### Given problem
Begin at the first line of the data and copy each line through the one containing "const levelDomain = [-65, 0];", that line included, with no pictures.

### Given information
——————

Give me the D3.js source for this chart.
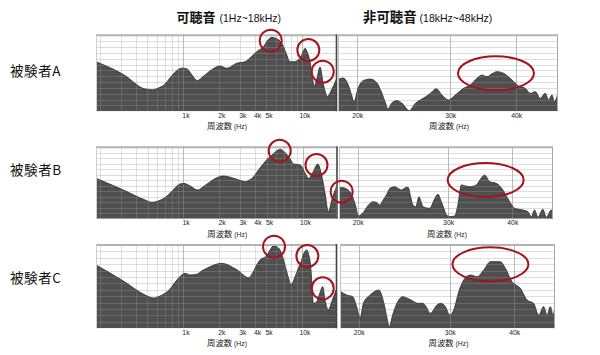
<!DOCTYPE html>
<html><head><meta charset="utf-8">
<script src="https://cdn.jsdelivr.net/npm/d3@7"></script>
<style>body{margin:0;background:#fff}svg{display:block}</style>
</head><body><svg id="c" width="600" height="355"></svg>
<script>
// ---------- data ----------
const subjects = ["被験者A", "被験者B", "被験者C"];
const titleAud = "可聴音", titleAudRange = "(1Hz~18kHz)";
const titleUlt = "非可聴音", titleUltRange = "(18kHz~48kHz)";
const axisLabel = "周波数", axisUnit = " (Hz)";

const audTicks = [1000, 2000, 3000, 4000, 5000, 10000];
const audTickLabels = ["1k", "2k", "3k", "4k", "5k", "10k"];
const ultTicks = [20000, 30000, 40000];
const ultTickLabels = ["20k", "30k", "40k"];
const audGrid = [200,300,400,500,600,700,800,900,1000,2000,3000,4000,5000,6000,7000,8000,9000,10000];
const audGridMajor = [1000, 10000];
const levelGrid = [-60,-55,-50,-45,-40,-35,-30,-25,-20,-15,-10,-5];
const audDomain = [185, 19200];
const ultDomain = [18400, 48000];
const levelDomain = [-65, 0];

// Subject A
const freqA_aud = [185,314,478,552,618,703,774,870,971,1070,1178,1313,1475,1735,2037,2318,2812,3304,3640,4142,4707,5152,5534,6020,6720,7305,7890,8530,9575,10150,10550,11070,11620,12080,12560,13180,14090,15030,16300,17430,19200];
const levelA_aud = [-22.6,-33.5,-45.9,-46.6,-45.1,-41.7,-36.5,-30.8,-28.1,-28.6,-33.7,-38.8,-35.1,-29.4,-26.3,-28.2,-23.9,-22.6,-19.4,-14.0,-9.8,-4.0,-1.7,-2.7,-6.8,-15.1,-22.6,-22.6,-19.7,-14.3,-11.1,-15.1,-22.6,-34.0,-43.4,-38.2,-27.1,-41.6,-52.3,-47.6,-38.2];
const freqA_ult = [18400,18830,19240,19520,19730,20080,20530,21170,21820,22230,22630,22870,23290,23800,24330,25110,25780,26340,26920,27520,28240,28950,29800,30680,31810,32750,33720,34460,35220,36040,36790,37860,39270,40420,41620,42530,43470,44430,45410,46070,46760,47230,48000];
const levelA_ult = [-37.6,-36.5,-42.5,-51.0,-56.8,-45.3,-38.8,-37.4,-41.0,-48.5,-57.9,-63.0,-57.6,-55.9,-58.2,-64.5,-58.2,-55.3,-52.8,-49.6,-45.7,-51.1,-55.3,-51.1,-45.3,-42.5,-36.8,-34.0,-35.4,-32.7,-31.1,-32.5,-38.2,-43.4,-45.3,-49.6,-48.2,-53.9,-49.6,-55.3,-51.1,-56.8,-49.6];

// Subject B
const freqB_aud = [185,314,478,544,614,703,805,904,1002,1140,1313,1495,1680,1922,2172,2635,3000,3305,3570,3880,4250,4708,5158,5538,6018,6505,7027,7637,8410,9574,10345,11240,12240,13380,14290,15380,16400,17680,19200];
const levelB_aud = [-28.2,-38.9,-48.0,-50.1,-48.9,-45.7,-39.8,-34.3,-32.8,-35.2,-38.9,-35.2,-31.3,-27.5,-26.1,-28.2,-30.2,-31.3,-29.8,-26.8,-20.7,-14.6,-9.7,-7.0,-3.4,-1.8,-4.3,-8.6,-15.2,-16.1,-22.5,-28.2,-22.2,-15.2,-23.7,-41.6,-58.6,-46.4,-35.9];
const freqB_ult = [18400,18620,19180,19610,19850,20050,20500,20930,21430,21790,22080,22430,22760,23150,23620,24000,24340,24700,25070,25370,25630,25950,26330,26590,26810,27620,28180,28660,29100,29470,29760,30340,30890,31350,31830,32450,33040,34040,34700,35330,36130,37230,38350,39520,40410,41940,42890,43550,44200,44860,45870,46580,47630,48000];
const levelB_ult = [-37.3,-36.6,-38.9,-46.4,-54.4,-62.5,-59.5,-53.4,-49.5,-50.3,-52.5,-48.0,-43.4,-37.1,-35.9,-37.5,-38.9,-37.1,-36.4,-45.2,-52.5,-54.1,-45.0,-49.8,-54.1,-55.5,-48.0,-42.8,-49.5,-56.2,-61.6,-63.0,-62.5,-52.5,-34.3,-35.2,-35.9,-34.3,-28.9,-25.2,-31.3,-32.8,-38.9,-49.5,-55.5,-57.1,-58.6,-63.2,-57.1,-63.7,-56.4,-63.7,-57.1,-60.7];

// Subject C
const freqC_aud = [185,314,478,561,638,775,870,971,1035,1140,1298,1424,1575,1815,2106,2378,2635,2886,3197,3523,3880,4168,4418,5028,5360,5713,6136,6505,6960,7404,7740,8045,8693,9301,9894,10345,10900,11394,11730,12075,12380,13225,13960,14850,15530,16560,17680,19200];
const levelC_aud = [-15.6,-28.1,-39.0,-41.4,-39.8,-34.3,-28.1,-23.4,-22.1,-23.4,-22.9,-20.3,-18.2,-15.6,-14.3,-15.6,-17.7,-19.9,-23.4,-25.6,-20.8,-15.2,-11.7,-8.3,-3.9,-0.6,-1.6,-3.9,-11.7,-20.8,-27.3,-31.2,-24.7,-17.9,-11.7,-6.2,-3.9,-8.6,-15.6,-31.2,-45.5,-44.2,-38.2,-32.5,-42.9,-50.7,-44.2,-35.1];
const freqC_ult = [18400,18950,19470,19820,20120,20420,21050,21870,22420,22690,22920,23270,23800,24330,24800,25250,26040,26620,27020,27520,28370,28790,29440,30020,30560,31250,31950,32920,33920,34930,35990,37610,38460,39630,41120,42370,43630,44620,45620,46320,47010,47580,48000];
const levelC_ult = [-35.9,-39.0,-40.3,-48.1,-57.2,-45.5,-39.0,-35.1,-46.8,-57.0,-63.8,-54.6,-44.2,-40.3,-41.4,-42.9,-45.5,-45.5,-48.1,-53.3,-46.8,-45.5,-48.1,-54.6,-50.7,-36.4,-27.3,-23.4,-24.7,-19.5,-13.0,-13.0,-18.2,-28.6,-33.8,-42.9,-45.5,-54.6,-48.1,-54.6,-48.1,-54.6,-47.4];

// highlighted regions (red marks)
const markA_panel = ["aud","aud","aud","ult"];
const markA_kind  = ["peak","peak","peak","band"];
const markA_freq  = [5433, 11240, 14850, 36630];
const markA_level = [-4.6, -12.6, -31.1, -32.5];
const markB_panel = ["aud","aud","ult","ult"];
const markB_kind  = ["peak","peak","peak","band"];
const markB_freq  = [6417, 13050, 18620, 35500];
const markB_level = [-3.1, -16.1, -40.4, -29.8];
const markC_panel = ["aud","aud","aud","ult"];
const markC_kind  = ["peak","peak","peak","band"];
const markC_freq  = [5790, 11030, 14850, 35990];
const markC_level = [-1.3, -8.6, -33.8, -15.1];

// ---------- layout ----------
const rows = [
  {top:35.3, bottom:111.3, lx:[96,336], rx:[338,558], labelY:76,
   aud:[freqA_aud, levelA_aud], ult:[freqA_ult, levelA_ult],
   marks:[markA_panel, markA_kind, markA_freq, markA_level]},
  {top:147.3, bottom:218.7, lx:[96,336.5], rx:[339,553], labelY:175,
   aud:[freqB_aud, levelB_aud], ult:[freqB_ult, levelB_ult],
   marks:[markB_panel, markB_kind, markB_freq, markB_level]},
  {top:245, bottom:328.3, lx:[96,336], rx:[340,555], labelY:283,
   aud:[freqC_aud, levelC_aud], ult:[freqC_ult, levelC_ult],
   marks:[markC_panel, markC_kind, markC_freq, markC_level]}
];

const CJK = "'Noto Sans CJK JP','Noto Sans CJK SC',sans-serif";
const LAT = "'Liberation Sans',Arial,sans-serif";
const FILL = "#4f4f4f", LINE = "#2a2a2a", RED = "#a3151d";

const svg = d3.select("#c");
const defs = svg.append("defs");

// titles
const t1 = svg.append("text").attr("x",176.5).attr("y",21.5).attr("fill","#111");
t1.append("tspan").attr("font-family",CJK).attr("font-weight","bold").attr("font-size",13).text(titleAud);
t1.append("tspan").attr("dx",4).attr("font-family",LAT).attr("font-size",10.5).text(titleAudRange);
const t2 = svg.append("text").attr("x",363).attr("y",21.5).attr("fill","#111");
t2.append("tspan").attr("font-family",CJK).attr("font-weight","bold").attr("font-size",13.4).text(titleUlt);
t2.append("tspan").attr("dx",3).attr("font-family",LAT).attr("font-size",10.5).text(titleUltRange);

function drawPanel(g, id, x, y, r, range, series, grid, gridMajor, ticks, tickLabels, labelOffset, isLeft) {
  const [x0, x1] = range;
  defs.append("clipPath").attr("id", id).append("rect")
    .attr("x", x0).attr("y", r.top).attr("width", x1 - x0).attr("height", r.bottom - r.top);
  const pg = g.append("g").attr("clip-path", `url(#${id})`);
  pg.append("rect").attr("x",x0).attr("y",r.top).attr("width",x1-x0).attr("height",r.bottom-r.top).attr("fill","#fff");
  const pts = series[0].map((f, i) => ({f, v: series[1][i]}));
  const area = d3.area().x(d => x(d.f)).y0(r.bottom).y1(d => y(d.v)).curve(d3.curveMonotoneX);
  const line = d3.line().x(d => x(d.f)).y(d => y(d.v)).curve(d3.curveMonotoneX);
  pg.append("path").datum(pts).attr("d", area).attr("fill", FILL);
  // grid overlay
  pg.selectAll("line.h").data(levelGrid).join("line")
    .attr("x1", x0).attr("x2", x1).attr("y1", d => Math.round(y(d)) + 0.5).attr("y2", d => Math.round(y(d)) + 0.5)
    .attr("stroke", "#9c9c9c").attr("stroke-opacity", 0.33).attr("stroke-width", 1);
  pg.selectAll("line.v").data(grid).join("line")
    .attr("x1", d => Math.round(x(d)) + 0.5).attr("x2", d => Math.round(x(d)) + 0.5)
    .attr("y1", r.top).attr("y2", r.bottom)
    .attr("stroke", d => gridMajor.includes(d) ? "#868686" : "#9c9c9c")
    .attr("stroke-opacity", d => gridMajor.includes(d) ? 0.55 : 0.3).attr("stroke-width", 1);
  pg.append("path").datum(pts).attr("d", line).attr("fill", "none").attr("stroke", LINE).attr("stroke-width", 0.8);
  // frame
  g.append("line").attr("x1", x0).attr("x2", x1).attr("y1", r.top).attr("y2", r.top)
    .attr("stroke", "#b3b3b3").attr("stroke-width", 2);
  if (isLeft) {
    g.append("line").attr("x1", x0 + 0.5).attr("x2", x0 + 0.5).attr("y1", r.top).attr("y2", r.bottom)
      .attr("stroke", "#cfcfcf").attr("stroke-width", 1);
    g.append("line").attr("x1", x1 + 0.5).attr("x2", x1 + 0.5).attr("y1", r.top - 1).attr("y2", r.bottom)
      .attr("stroke", "#444").attr("stroke-width", 1.6);
  } else {
    g.append("line").attr("x1", x0 + 0.5).attr("x2", x0 + 0.5).attr("y1", r.top).attr("y2", r.bottom)
      .attr("stroke", "#c4c4c4").attr("stroke-width", 1);
    g.append("line").attr("x1", x1 - 0.5).attr("x2", x1 - 0.5).attr("y1", r.top).attr("y2", r.bottom)
      .attr("stroke", "#a8a8a8").attr("stroke-width", 1);
  }
  // axis labels
  const ax = d3.axisBottom(x).tickValues(ticks).tickFormat((d, i) => tickLabels[i]).tickSize(0).tickPadding(1.8);
  const ag = g.append("g").attr("transform", `translate(0,${r.bottom})`).call(ax);
  ag.select(".domain").remove();
  ag.selectAll("text").attr("font-family", LAT).attr("font-size", 6.8).attr("fill", "#222").attr("x", labelOffset);
  const lbl = g.append("text").attr("x", (x0 + x1) / 2 + (isLeft ? 11 : 1)).attr("y", r.bottom + 18)
    .attr("text-anchor", "middle").attr("fill", "#222");
  lbl.append("tspan").attr("font-family", CJK).attr("font-size", 8.4).text(axisLabel);
  lbl.append("tspan").attr("font-family", LAT).attr("font-size", 6.8).text(axisUnit);
}

rows.forEach((r, i) => {
  const g = svg.append("g");
  const y = d3.scaleLinear().domain(levelDomain).range([r.bottom, r.top]);
  const xl = d3.scaleLog().domain(audDomain).range(r.lx);
  const xr = d3.scaleLog().domain(ultDomain).range(r.rx);
  drawPanel(g, "clipL" + i, xl, y, r, r.lx, r.aud, audGrid, audGridMajor, audTicks, audTickLabels, 2.2, true);
  drawPanel(g, "clipR" + i, xr, y, r, r.rx, r.ult, ultTicks, ultTicks, ultTicks, ultTickLabels, 0, false);
  // row label
  svg.append("text").attr("x", 10).attr("y", r.labelY).attr("font-family", CJK).attr("font-size", 13.5)
    .attr("fill", "#111").attr("letter-spacing", 0.6).text(subjects[i]);
  // red marks
  const [mp, mk, mf, ml] = r.marks;
  mf.forEach((f, j) => {
    const sx = mp[j] === "aud" ? xl : xr;
    const band = mk[j] === "band";
    svg.append("ellipse").attr("cx", sx(f)).attr("cy", y(ml[j]))
      .attr("rx", band ? 38 : 11).attr("ry", band ? 17 : 11)
      .attr("fill", "none").attr("stroke", RED).attr("stroke-width", 2);
  });
});
</script>
</body></html>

——————

### Output of the exercise
Give me the D3.js source for this chart.
<!DOCTYPE html>
<html><head><meta charset="utf-8">
<script src="https://cdn.jsdelivr.net/npm/d3@7"></script>
<style>body{margin:0;background:#fff}svg{display:block}</style>
</head><body><svg id="c" width="600" height="355"></svg>
<script>
// ---------- data ----------
const subjects = ["被験者A", "被験者B", "被験者C"];
const titleAud = "可聴音", titleAudRange = "(1Hz~18kHz)";
const titleUlt = "非可聴音", titleUltRange = "(18kHz~48kHz)";
const axisLabel = "周波数", axisUnit = " (Hz)";

const audTicks = [1000, 2000, 3000, 4000, 5000, 10000];
const audTickLabels = ["1k", "2k", "3k", "4k", "5k", "10k"];
const ultTicks = [20000, 30000, 40000];
const ultTickLabels = ["20k", "30k", "40k"];
const audGrid = [200,300,400,500,600,700,800,900,1000,2000,3000,4000,5000,6000,7000,8000,9000,10000];
const audGridMajor = [1000, 10000];
const levelGrid = [-60,-55,-50,-45,-40,-35,-30,-25,-20,-15,-10,-5];
const audDomain = [185, 19200];
const ultDomain = [18400, 48000];
const levelDomain = [-65, 0];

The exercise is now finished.